А потом она уехала, жизнь вошла в свою колею, и потянулись обычные незаметные госпитальные дни. Теперь старшим сделался я, и ценности уже сдавались мне, а моим подручным был студент из медицинского института. Он провалил анатомию и поэтому зубрил день и ночь. Никто теперь уж меня не дразнил, не вырывал из рук у меня книжку, и не спрашивал, что там написано и как это понять. Но однажды, месяца через два, ванщица недовольно сказала мне: "Слушай, ты бы эти стишки свои забрал бы, что ли? А то валяются на окне, еще пропадут".
И тут я понял, что действительно с той ночи ни разу не вспомнил о своих кумирах. Они отошли от меня так тихо и незаметно, что я даже не почувствовал этого. Теперь я думал об ином. Моя знакомая часто упоминала леди Макбет (это была ее дипломная работа), и вдруг я понял, что для меня наступила пора Шекспира. Он подошел ко мне вплотную. Раньше я как-то проходил мимо него. Хороших постановок тогда не было, а читая его, я путался в длинных замысловатых предложениях — бесконечных коридорах, которые можно одолеть только бегом и никогда шагом, — в его пышных многостепенных и многоэтажных монологах, где сравнение громоздилось на сравнении, образ на образе, так что они зачастую уничтожали друг друга; в его смертях, убийствах, предательствах. Все это мне казалось просто скучным и утомительным. А сейчас словно прорвалась какая-то туманная пелена и через нее я ясно увидел — не леди Макбет, нет, та была совсем иная, — а кастеляншу, ее зубы и особенно руки — мускулистые, длинные, загорелые — как она толкает в плечо Копнева и говорит: "Так ты помни!" или злобно вырывает у меня книгу. И еще какие-то смутные, но большие истины о любви-радости и любви-преступлении стали приходить и тревожить меня. В свободные часы я сидел на лавке в парке, то размышляя о том, что произошло, то вчитываясь и входя все более и более в варварский, но великий по своей истинности и простоте текст.

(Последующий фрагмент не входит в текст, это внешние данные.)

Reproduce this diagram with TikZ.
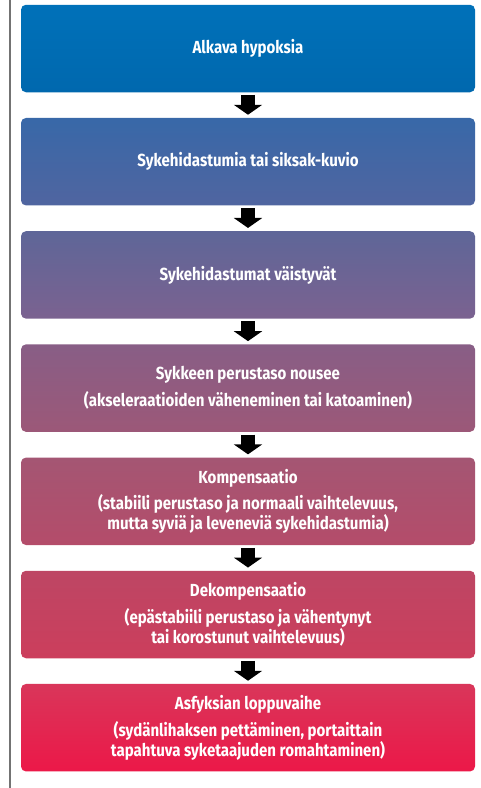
\documentclass[tikz,border=0pt]{standalone}
\usepackage{fontspec}
\usetikzlibrary{positioning, arrows.meta}
\newfontfamily\stagefont{Fira Sans}[FakeStretch=0.86]
\definecolor{hyp top}{HTML}{0071B9}
\definecolor{hyp bot}{HTML}{0068AE}
\definecolor{dec top}{HTML}{3868A8}
\definecolor{dec bot}{HTML}{5065A0}
\definecolor{fade top}{HTML}{5E6698}
\definecolor{fade bot}{HTML}{7B6290}
\definecolor{rise top}{HTML}{885E86}
\definecolor{rise bot}{HTML}{9C5878}
\definecolor{comp top}{HTML}{A45673}
\definecolor{comp bot}{HTML}{B44C6A}
\definecolor{decomp top}{HTML}{BD4664}
\definecolor{decomp bot}{HTML}{CC3E5C}
\definecolor{asph top}{HTML}{D9365A}
\definecolor{asph bot}{HTML}{EC1848}
\colorlet{side rule}{black!55}
\tikzset{
  stagebox/.style={rounded corners=5pt, minimum width=454pt, minimum height=87.5pt,
    inner sep=0pt, align=center, text=white,
    font=\stagefont\bfseries\fontsize{17.5}{18.5}\selectfont},
  shaded/.style 2 args={top color=#1, bottom color=#2},
  node distance=25.3pt
}

\begin{document}
\begin{tikzpicture}
	\tikzstyle{blockarrow}=[draw=black, line width=14pt, shorten <=2.5pt, shorten >=3pt,
	  -{Triangle[width=28pt, length=10pt]}]
	\useasboundingbox (0,0) rectangle (480pt,-788pt);

	\coordinate (rule top) at (10pt,0);
	\coordinate (rule bot) at (10pt,-788pt);
	\draw[side rule, line width=1.4pt] (rule top) -- (rule bot);

	\node [stagebox, shaded={hyp top}{hyp bot}] (hypoxia) at (248pt,-48.5pt) {Alkava hypoksia};
	\node [stagebox, shaded={dec top}{dec bot}, below = of hypoxia] (decels) {Sykehidastumia tai siksak-kuvio};
	\node [stagebox, shaded={fade top}{fade bot}, below = of decels] (fade) {Sykehidastumat väistyvät};
	\node [stagebox, shaded={rise top}{rise bot}, below = of fade] (rise)
	  {Sykkeen perustaso nousee\\[7pt](akseleraatioiden väheneminen tai katoaminen)};
	\node [stagebox, shaded={comp top}{comp bot}, below = of rise] (comp)
	  {Kompensaatio\\[7pt](stabiili perustaso ja normaali vaihtelevuus,\\mutta syviä ja leveneviä sykehidastumia)};
	\node [stagebox, shaded={decomp top}{decomp bot}, below = of comp] (decomp)
	  {Dekompensaatio\\[7pt](epästabiili perustaso ja vähentynyt\\tai korostunut vaihtelevuus)};
	\node [stagebox, shaded={asph top}{asph bot}, below = of decomp] (asph)
	  {Asfyksian loppuvaihe\\[7pt](sydänlihaksen pettäminen, portaittain\\tapahtuva syketaajuden romahtaminen)};

	\path[blockarrow] (hypoxia) -- (decels);
	\path[blockarrow] (decels) -- (fade);
	\path[blockarrow] (fade) -- (rise);
	\path[blockarrow] (rise) -- (comp);
	\path[blockarrow] (comp) -- (decomp);
	\path[blockarrow] (decomp) -- (asph);
\end{tikzpicture}
\end{document}
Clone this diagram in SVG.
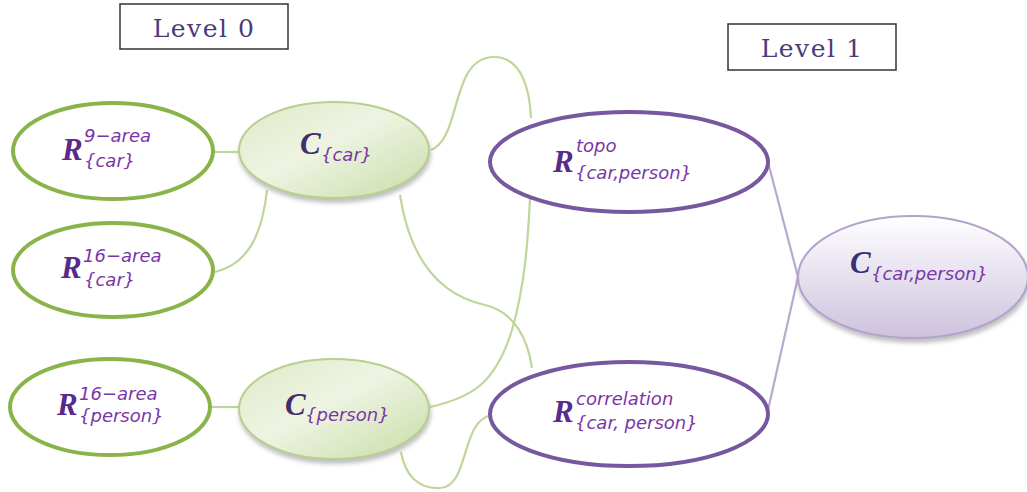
<svg xmlns="http://www.w3.org/2000/svg" width="1027" height="492" viewBox="0 0 1027 492">
<defs>
<linearGradient id="gg" x1="0" y1="0" x2="1" y2="1">
<stop offset="0" stop-color="#dfe9c8"/><stop offset="0.45" stop-color="#eef4e2"/><stop offset="1" stop-color="#c9dca8"/>
</linearGradient>
<linearGradient id="pg" x1="0" y1="0" x2="0" y2="1">
<stop offset="0" stop-color="#ffffff"/><stop offset="1" stop-color="#cdc2de"/>
</linearGradient>
<filter id="sh" x="-10%" y="-10%" width="125%" height="130%">
<feDropShadow dx="1" dy="4" stdDeviation="2" flood-color="#808080" flood-opacity="0.5"/>
</filter>
</defs>
<style>
.box{fill:#fff;stroke:#333;stroke-width:1.5}
.lvl{font-family:"DejaVu Serif",serif;font-size:25px;fill:#4b3b78;letter-spacing:1.5px}
.ro{fill:#fff;stroke:#8ab34a;stroke-width:4}
.cg{fill:url(#gg);stroke:#b7cf8f;stroke-width:2;filter:url(#sh)}
.rp{fill:#fff;stroke:#77589f;stroke-width:4}
.cp{fill:url(#pg);stroke:#b3a2cb;stroke-width:2;filter:url(#sh)}
.gl{fill:none;stroke:#bfd69a;stroke-width:2.2}
.pl{fill:none;stroke:#b9a9d2;stroke-width:2.2}
.big{font-family:"Liberation Serif",serif;font-style:italic;font-weight:bold;font-size:31px;fill:#5a2a8a}
.bc{font-family:"Liberation Serif",serif;font-style:italic;font-weight:bold;font-size:31px;fill:#3e2f6e}
.sm{font-family:"DejaVu Sans","Noto Sans",sans-serif;font-style:italic;font-size:18px;fill:#7a36a8}
</style>
<g id="level0"><rect class="box" x="120" y="4" width="168" height="45"/><text class="lvl" x="204" y="37" text-anchor="middle">Level 0</text></g>
<g id="level1"><rect class="box" x="728" y="24" width="168" height="46"/><text class="lvl" x="812" y="57" text-anchor="middle">Level 1</text></g>
<g id="connectors">
<path class="gl" d="M213,152 L240,152"/>
<path class="gl" d="M215,272 C248,264 262,235 267,190"/>
<path class="gl" d="M210,407 L240,407"/>
<path class="gl" d="M431,150 C462,138 450,57 494,57 C524,57 530,95 531,118"/>
<path class="gl" d="M400,195 C410,260 440,295 485,305 C515,312 528,340 532,368"/>
<path class="gl" d="M430,407 C470,398 495,385 512,330 C525,285 528,240 530,198"/>
<path class="gl" d="M401,452 C405,475 418,489 440,488 C470,487 460,420 492,415"/>
<path class="pl" d="M768,162 L798,277"/>
<path class="pl" d="M768,410 L798,277"/>
</g>
<g id="r9car"><ellipse class="ro" cx="113" cy="151" rx="100" ry="48"/>
<text class="big" x="62" y="160">R</text><text class="sm" x="84" y="142">9−area</text><text class="sm" x="84" y="167">{car}</text></g>
<g id="r16car"><ellipse class="ro" cx="113" cy="270" rx="100" ry="47"/>
<text class="big" x="61" y="278">R</text><text class="sm" x="83" y="262">16−area</text><text class="sm" x="84" y="286">{car}</text></g>
<g id="r16person"><ellipse class="ro" cx="110" cy="407" rx="100" ry="48"/>
<text class="big" x="57" y="415">R</text><text class="sm" x="79" y="400">16−area</text><text class="sm" x="79" y="422">{person}</text></g>
<g id="ccar"><ellipse class="cg" cx="334" cy="150" rx="95" ry="48"/>
<text class="bc" x="300" y="154">C</text><text class="sm" x="321" y="161">{car}</text></g>
<g id="cperson"><ellipse class="cg" cx="334" cy="409" rx="95" ry="50"/>
<text class="bc" x="285" y="415">C</text><text class="sm" x="305" y="421">{person}</text></g>
<g id="rtopo"><ellipse class="rp" cx="629" cy="162" rx="139" ry="50"/>
<text class="big" x="553" y="172">R</text><text class="sm" x="576" y="152">topo</text><text class="sm" x="575" y="179">{car,person}</text></g>
<g id="rcorr"><ellipse class="rp" cx="629" cy="414" rx="139" ry="52"/>
<text class="big" x="553" y="422">R</text><text class="sm" x="576" y="405">correlation</text><text class="sm" x="575" y="429">{car, person}</text></g>
<g id="ccarperson"><ellipse class="cp" cx="913" cy="277" rx="115" ry="61"/>
<text class="bc" x="850" y="273">C</text><text class="sm" x="871" y="280">{car,person}</text></g>
</svg>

И однажды в парке после обеда подсел ко мне незнакомый больной молодой парень в халате. Он спросил, что я читаю, я сказал. Он попросил взглянуть и я протянул ему книгу. Он быстро пролистал ее, задерживаясь на картинках и спросил, где же тут стихи. Я ответил, что тут все стихи, только переведены они прозой.